Even the title of Sean Penn's third directorial venture, The Pledge, is humorless. It's another child-killing movie like his 1995 The Crossing Guard, another guilty-conscience melodrama like his debut The Indian Runner. Apparently, the only thing Penn loves more than definite articles is actors. It's hard to remember the scenery in his first two movies because the actors had chewed it up. This time he's drafted a higher-quality team. Jack Nicholson pulls some astonishingly subtle expressions as a retired cop who makes a promise to a bereft mother ("Swear by your soul's salvation"?a crazy request that could only be taken seriously in acting class) and he shares with Vanessa Redgrave a near-perfect moment of confessed, mournful weariness. After that there's just dragged-out, predictable pathos.
The Pledge is adapted from a novel by Friedrich Durrenmatt. But if Penn, the Hollywood scourge, had filmed a modern version of Durrenmatt's play The Visit, it might not have been the masterpiece Mambety made of it in Hyenas, yet it would zero in on the things that have gone wrong in America that Penn frequently pontificates about, as well as critiquing Hollywood's greed, vanity and demagoguery. (Nicholson and Redgrave could work it, maybe Nicholson and Dunaway, too.) Instead he concentrates on tedious actorish details, like Nicholson putting out a cigarette in an orange peel.
As an actor Penn can be surprising and inventive (the otherwise worthless She's So Lovely). But as a filmmaker he is alarmingly self-important and grim. The Pledge makes a tawdry mess of the very same themes that Bruno Dumont handled with austerity and profundity in Humanité. My respect for Penn makes me wish he'd lighten up. After making some brave public pronouncements on film industry sloth, Penn contradicts himself by putting out a movie like this, which kills the desire for moviegoing.
Like setting a light meter in one's imagination of war, Come and See illuminates deprivation, brutality, hopelessness. Elem Klimov follows a young boy, Florya (Alexei Kravchenko), during the 1943 Nazi invasion of Byelorussia, a Soviet Republic of 80,000 square miles located on the western border of Russia. (Some 628 Byelorussian villages were burned to the ground, Klimov reports.) As Florya takes up arms with the partisan rebels, he loses his innocence, possibly his sanity and certainly his peace of mind.
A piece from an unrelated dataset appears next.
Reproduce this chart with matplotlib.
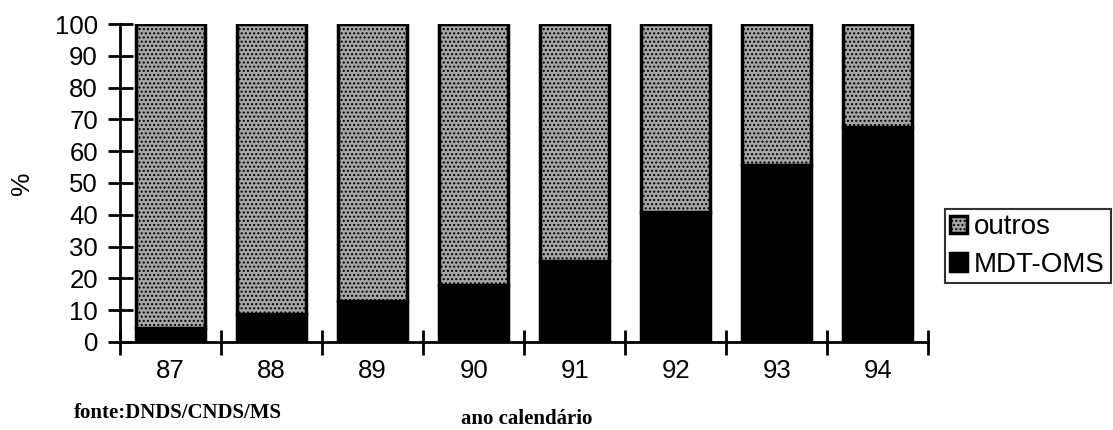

Come and See presents this result of warfare as the modern psychological condition. But Klimov isn't a mere social historian, he's a visionary obsessed with war's phantasmagoria. World War II is seen through Florya's eyes (Kravchenko exhibits the haunted shock that Young Jim tried to close his eyes to at the end of Empire of the Sun) but Come and See is about more than individual consciousness. Hell is visited indiscriminately upon children, women, families, soldiers and partisans.
In Klimov's cavalcade of horrors, each sequence has a crazed, voluptuous energy. His off-balance beauty and catastrophe (mixing nature with firepower) is relentless. The effects?using sound to dissociate experience and perception?range from comical to disturbing. Madness is evoked in fleeting instances like Florya putting his head in mud, or his exhilarating, rain-soaked idyll with a young girl, Glasha (Olga Mironova), quickly turning into a life-or-death scramble through a quagmire. (They struggle as if in slo-mo while The Blue Danube burbles on the soundtrack.)
Come and See's progression into surrealism emphasizes a subjective use of technology?rack focus, light and lens changes, shifting audibility. Klimov favors cutting from a debacle to someone watching, looking. It's to locate perception, to register unbelievable events (such as a burnt corpse talking), to witness. This is baroque modernism. Klimov advances that flowing Russian style we know from Tarkovsky, Paradjanov, Kalatozov, but to an enlightening purpose like Godard's Les Carabiniers. To show how modern war experience has changed us, his horror pageantry is regularly punctuated by picture-taking, cameras wielded as commonly as rifles. Nightmares get recorded and codified by Florya, the media and human memory. You might note (or complain) that Come and See (made in 1985) is overestheticized. But then so was Apocalypse Now, a film with far less philosophical clarity. Klimov both overplays his hand and inscribes his point when Florya shoots a poster of Hitler, then flashes on a montage of black-and-white WWII newsreel atrocity footage?run backward (an ingenious device that might have excused the climactic montage in Bamboozled). This gambit ends self-consciously making a connection to human horror that is utterly tragic to contemplate. Seeing it, you'll understand why Klimov could not go on to make another movie.